2. La commission d'enquête a émis un avis favorable au projet sous trois
réserves : 1) la création pour cinq ans d'une commission de suivi du projet et
des travaux, 2) l'instauration d'un débit réservé à la sortie du captage de la
Gonière afin que la vie piscicole du ruisseau « Le Nom » soit préservée, 3)
l'élaboration et la signature d'une convention d'utilisation liant les
différents usagers de la retenue. L'arrêté du 20 septembre 2022 impose ces
obligations, respectivement dans ses articles 4-2-2, 10-4 (M1) et 10-4 (M2).
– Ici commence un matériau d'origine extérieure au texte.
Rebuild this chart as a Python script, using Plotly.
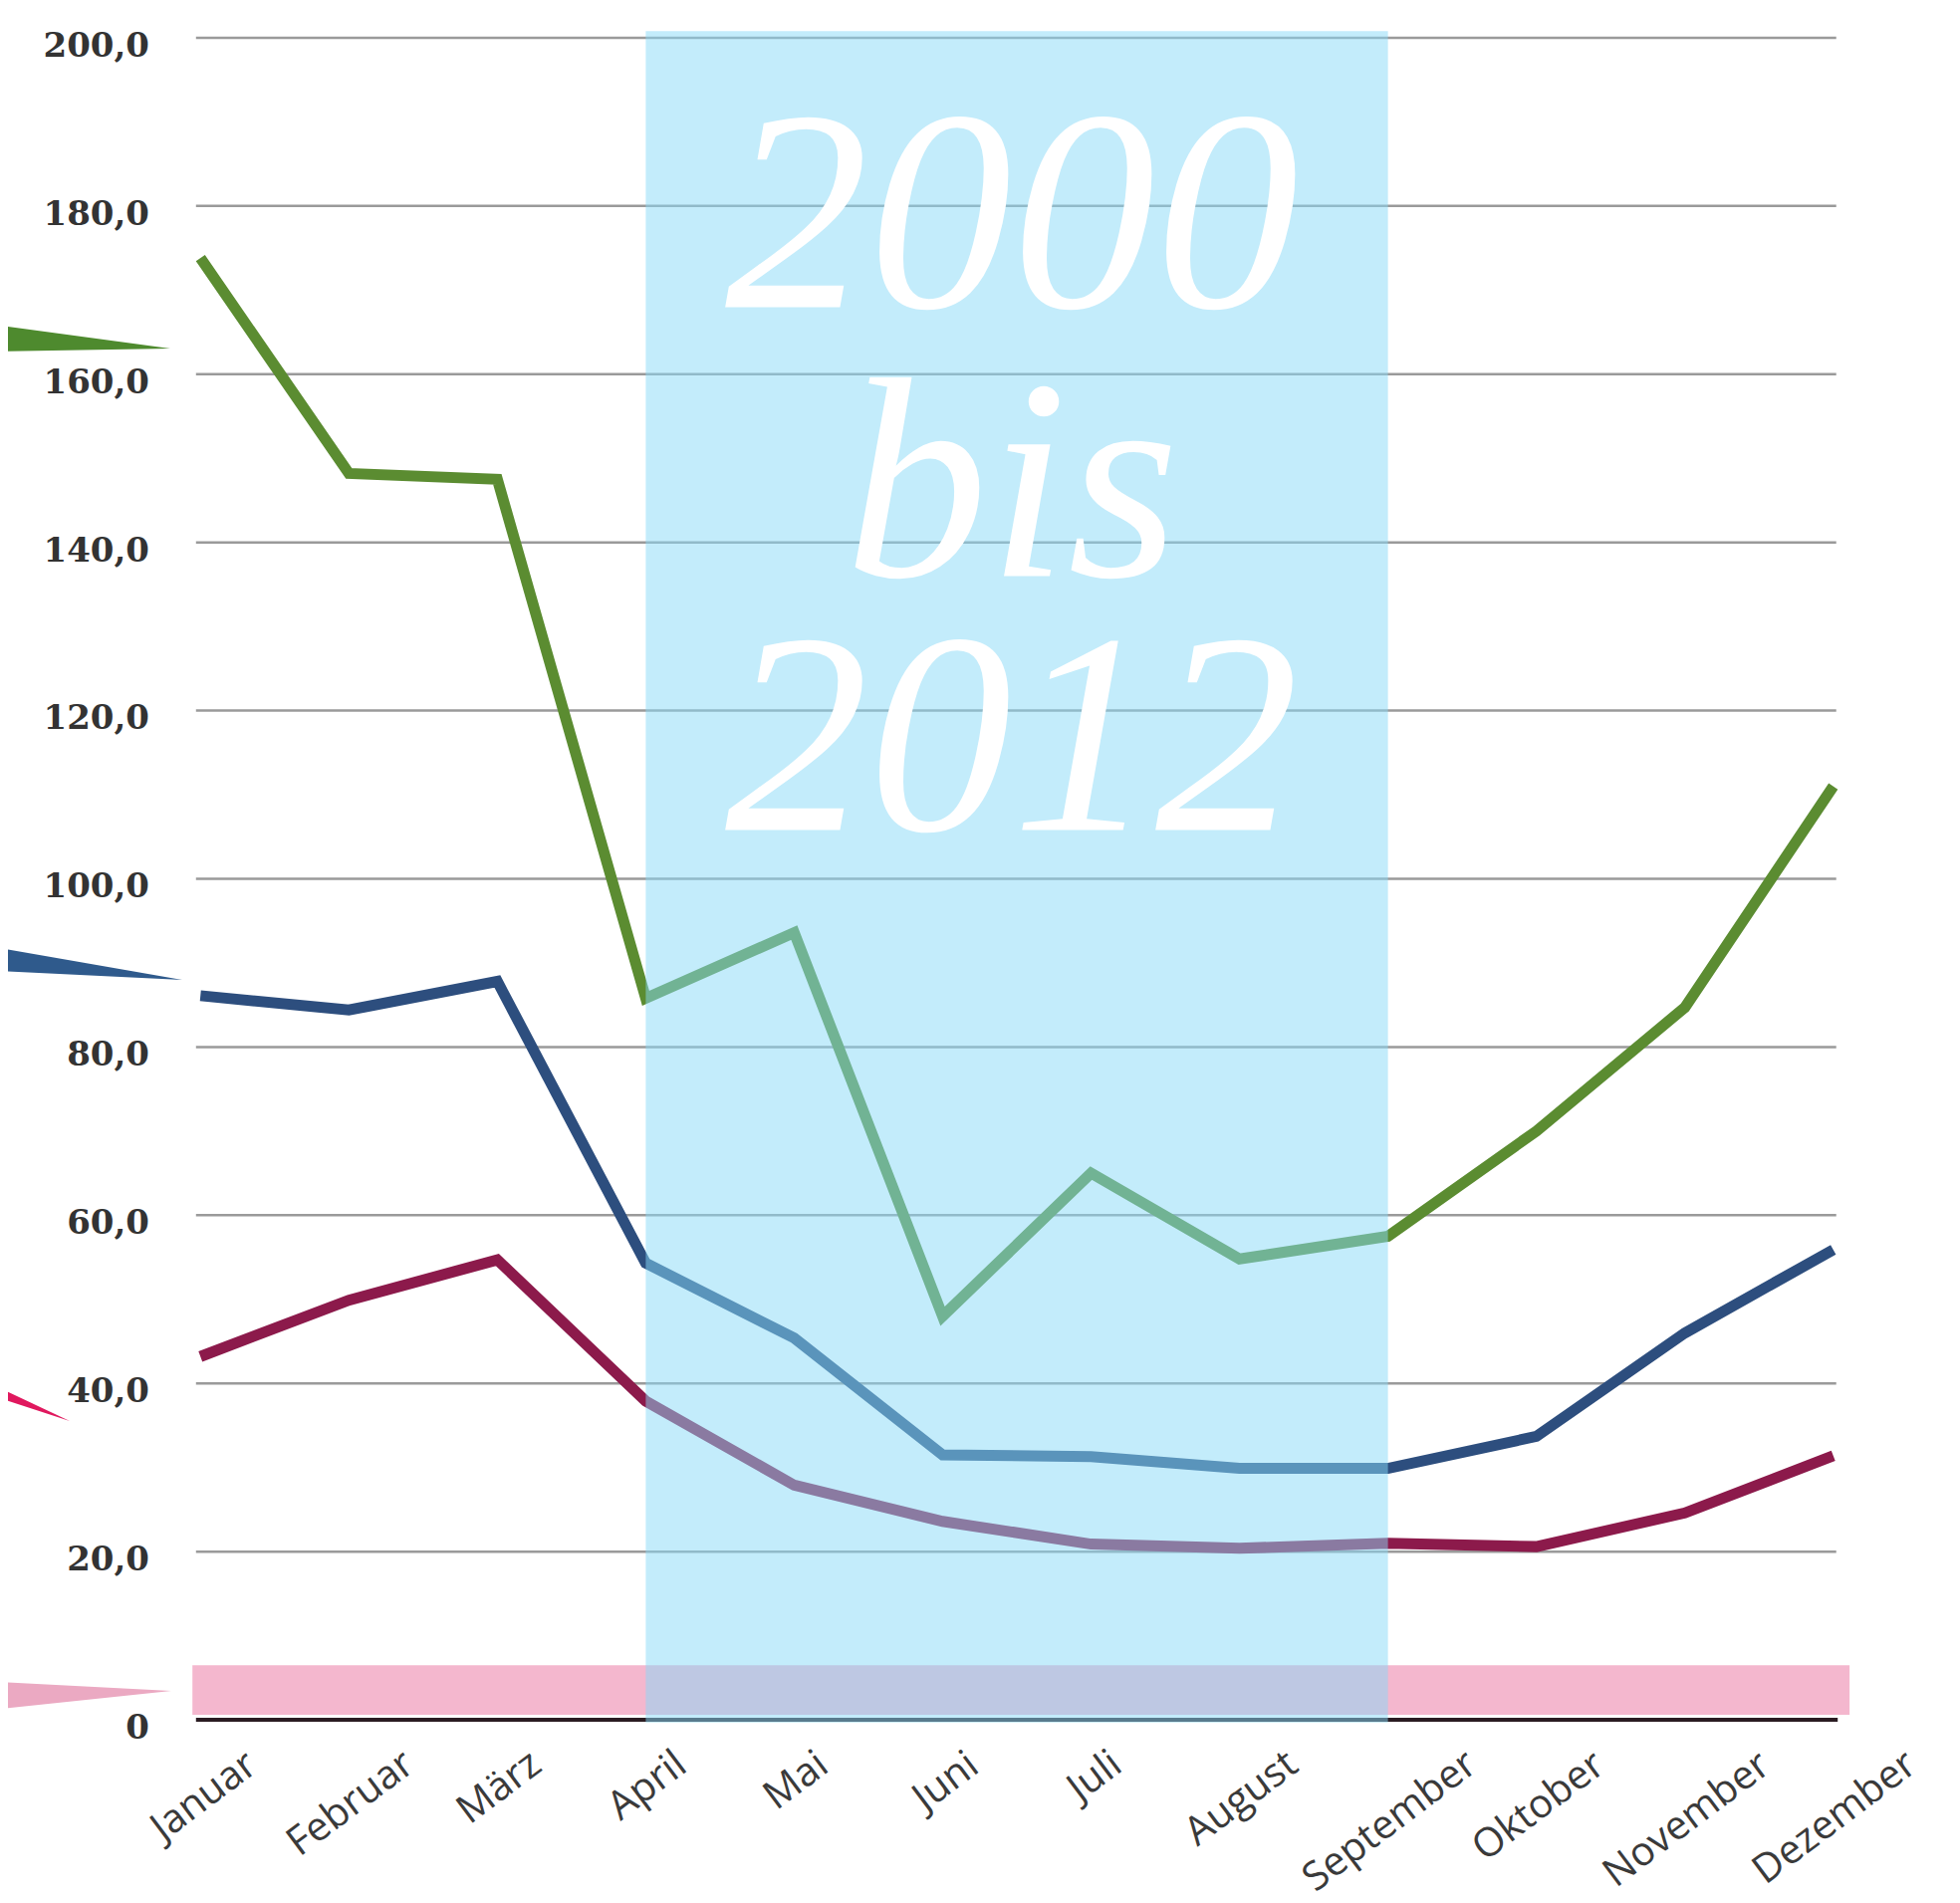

En conséquence, l'avis de la commission d'enquête ne peut être regardé comme
défavorable, de sorte que la demande de suspension fondée sur l'article L.
554-2 du code de justice administrative ne peut être accueillie
Sur la demande de suspension d'exécution au titre de l'article L. 521-1 du
code de justice administrative :
3. Cet article permet au juge des référés d'ordonner la suspension de
l'exécution d'une décision administrative ou de certains de ses effets lorsque
l'urgence le justifie et qu'il est fait état d'un moyen propre à créer, en
l'état de l'instruction, un doute sérieux quant à la légalité de la décision.
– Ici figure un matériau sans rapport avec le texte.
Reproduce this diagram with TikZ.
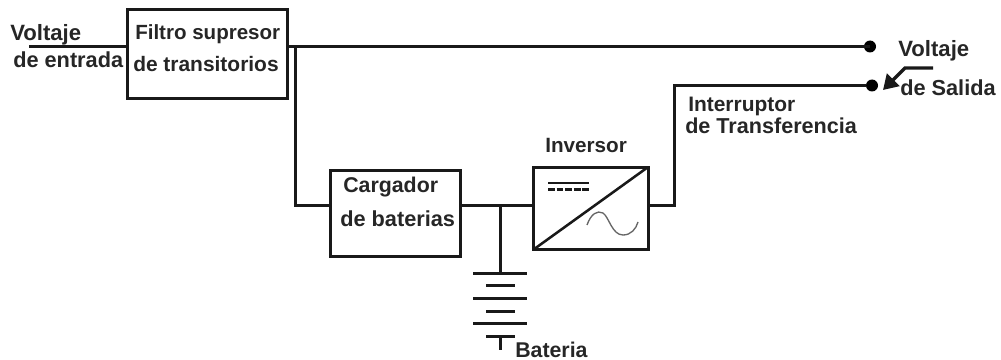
\documentclass[tikz,border=0pt]{standalone}
\usepackage{fontspec}
\setmainfont{Liberation Sans}
\usetikzlibrary{arrows.meta}
\tikzset{
  box/.style={draw=black!90,line width=2.25pt,inner sep=0pt,fill=white},
  wire/.style={draw=black!90,line width=2.25pt,line cap=butt,line join=miter},
  plate/.style={draw=black!90,line width=1.9pt},
  term/.style={circle,fill=black,inner sep=0pt,minimum size=9pt},
  lbl/.style={anchor=base west,inner sep=0pt,text=black!85,font=\fontsize{#1pt}{18pt}\selectfont\bfseries},
}
\begin{document}
\begin{tikzpicture}[x=0.75pt,y=-0.75pt]
\useasboundingbox (0,0) rectangle (1001,360);
% boxes
\node[box,minimum width=120pt,minimum height=66.75pt] (filtro) at (207.5,54.5) {};
\node[box,minimum width=97.5pt,minimum height=64.5pt] (cargador) at (395.5,213.5) {};
\node[box,minimum width=86.25pt,minimum height=61.5pt] (inversor) at (590.5,208.5) {};
% terminals
\node[term] (t1) at (870,46.5) {};
\node[term] (t2) at (872,85.5) {};
% helper points
\coordinate (in) at (29,46.5);
\coordinate (branch) at (295.5,46.5);
\coordinate (bcorner) at (295.5,205.5);
\coordinate (bjunction) at (500.5,205.5);
\coordinate (icorner) at (674.5,205.5);
\coordinate (itop) at (674.5,85.5);
\coordinate (btop) at (500.5,273);
\coordinate (bend) at (500.5,350);
\coordinate (bstub) at (500.5,336);
% wires
\draw[wire] (in) -- (filtro.west |- in);
\draw[wire] (filtro.east |- in) -- (t1.center |- in);
\draw[wire] (branch) -- (bcorner) -- (cargador.west |- bcorner);
\draw[wire] (cargador.east |- bcorner) -- (inversor.west |- bcorner);
\draw[wire] (inversor.east |- icorner) -- (icorner) -- (itop) -- (t2);
\draw[wire] (bjunction) -- (btop);
\draw[wire] (bstub) -- (bend);
% battery plates
\coordinate (p1l) at (473,273.5); \coordinate (p1r) at (527,273.5);
\coordinate (p2l) at (486,285.5); \coordinate (p2r) at (515,285.5);
\coordinate (p3l) at (473,298.5); \coordinate (p3r) at (527,298.5);
\coordinate (p4l) at (486,311.5); \coordinate (p4r) at (515,311.5);
\coordinate (p5l) at (473,323.5); \coordinate (p5r) at (527,323.5);
\coordinate (p6l) at (486,336.5); \coordinate (p6r) at (515,336.5);
\draw[plate] (p1l)--(p1r) (p2l)--(p2r) (p3l)--(p3r) (p4l)--(p4r) (p5l)--(p5r) (p6l)--(p6r);
% inverter symbol
\draw[plate,shorten <=1.5pt,shorten >=1.5pt] (inversor.south west) -- (inversor.north east);
\draw[draw=black!90,line width=1.6pt] (548,183) -- (589,183);
\draw[draw=black!90,line width=1.6pt,dash pattern=on 5.2pt off 1.2pt] (548,189.5) -- (589,189.5);
\draw[draw=black!60,line width=1pt] (587,225) .. controls (591,214) and (597,210) .. (603,213)
  .. controls (609,217) and (612,235) .. (623,235) .. controls (631,235) and (636,229) .. (638,222);
% output arrow
\coordinate (a1) at (933,68);
\coordinate (a2) at (905,68);
\coordinate (a3) at (883,90);
\draw[draw=black!90,line width=2.6pt,-{Triangle[length=11pt,width=13pt]}] (a1) -- (a2) -- (a3);
% labels
\node[lbl=16.6] (l1) at (10,41) {Voltaje};
\node[lbl=16.3] (l2) at (13,68) {de entrada};
\node[lbl=15.4] (l3) at (135,40) {Filtro supresor};
\node[lbl=15.7] (l4) at (133,72) {de transitorios};
\node[lbl=16.6] (l5) at (898,57) {Voltaje};
\node[lbl=16.3] (l6) at (900,96) {de Salida};
\node[lbl=15.7] (l7) at (688,112) {Interruptor};
\node[lbl=16.2] (l8) at (685,133) {de Transferencia};
\node[lbl=15.5] (l9) at (545,153) {Inversor};
\node[lbl=16] (l10) at (343,193) {Cargador};
\node[lbl=16.3] (l11) at (340,226) {de baterias};
\node[lbl=16] (l12) at (515,357) {Bateria};
\end{tikzpicture}
\end{document}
4. L'urgence justifie que soit prononcée la suspension d'un acte
administratif lorsque l'exécution de celui-ci porte atteinte, de manière
suffisamment grave et immédiate, à un intérêt public, à la situation du
requérant ou aux intérêts qu'il entend défendre. Il appartient au juge des
référés d'apprécier concrètement, compte tenu des justifications fournies par
le requérant, si les effets de l'acte litigieux sont de nature à caractériser
une urgence justifiant que, sans attendre le jugement de la requête au fond,
l'exécution de la décision soit suspendue. L'urgence doit être appréciée
objectivement et compte tenu de l'ensemble des circonstances de l'affaire, à
la date à laquelle le juge des référés se prononce.
5. L'autorisation en litige comprend une autorisation de défrichement. Il est
constant que ces travaux sont prévus en octobre-novembre 2022 et sont donc
imminents. La circonstance que le site est actuellement occupé par des
opposants au projet ne saurait être invoquée pour dénier l'urgence dans la
mesure où ceux-ci sont susceptibles d'être expulsés par les forces de l'ordre
à brève échéance sur ordre du ministre de l'intérieur. Par ailleurs, l'intérêt
public qui découle de la réalisation d'une retenue collinaire essentiellement
destinée à assurer l'enneigement artificiel de la station est insuffisant à
remettre en cause l'urgence qui tient à la préservation du milieu naturel et
des espèces qu'il abrite, avec des conséquences qui ne seraient pas
réversibles, au moins à moyen terme. Dans ces conditions, la condition
d'urgence est remplie.
6. En l'état de l'instruction, le moyen tiré de l'absence de raison
impérative d'intérêt public majeur permettant de déroger à l'interdiction de
destruction des espèces protégées posée par l'article L. 411-1 du code de
l'environnement est propre à créer un doute sérieux quant à la légalité de
l'arrêté attaqué.
7. Dans ces conditions, il y a lieu d'ordonner la suspension de l'exécution
de l'arrêté du 20 septembre 2022.
Sur les frais d'instance :
8. En vertu des dispositions de l'article L. 761-1 du code de justice
administrative, le tribunal ne peut pas faire bénéficier la partie tenue aux
dépens ou la partie perdante du paiement par l'autre partie des frais qu'elle
a exposés à l'occasion du litige soumis au juge. Les conclusions présentées à
ce titre par la commune de La Clusaz doivent dès lors être rejetées.
9. Dans les circonstances de l'espèce, il y a lieu de condamner l'Etat à
verser aux associations requérantes une somme globale de 1 200 euros au titre
des frais exposés par elles et non compris dans les dépens.
ORDONNE
Article 1er : L'exécution de l'arrêté du 20 septembre 2022 est suspendue.
Article 2 : L'Etat versera aux associations requérantes une somme globale de 1
200 euros au titre de l'article L. 761-1 du code de justice administrative.
Article 3 : Les conclusions de la commune de La Clusaz présentées au titre de
l'article L. 761-1 du code de justice administrative sont rejetées.
Article 4 : La présente ordonnance sera notifiée à France Nature Environnement
Auvergne-Rhône-Alpes, au ministre de la transition écologique et de la
cohésion des territoires et à la commune de La Clusaz.
Copie en sera adressée au préfet de la Haute-Savoie.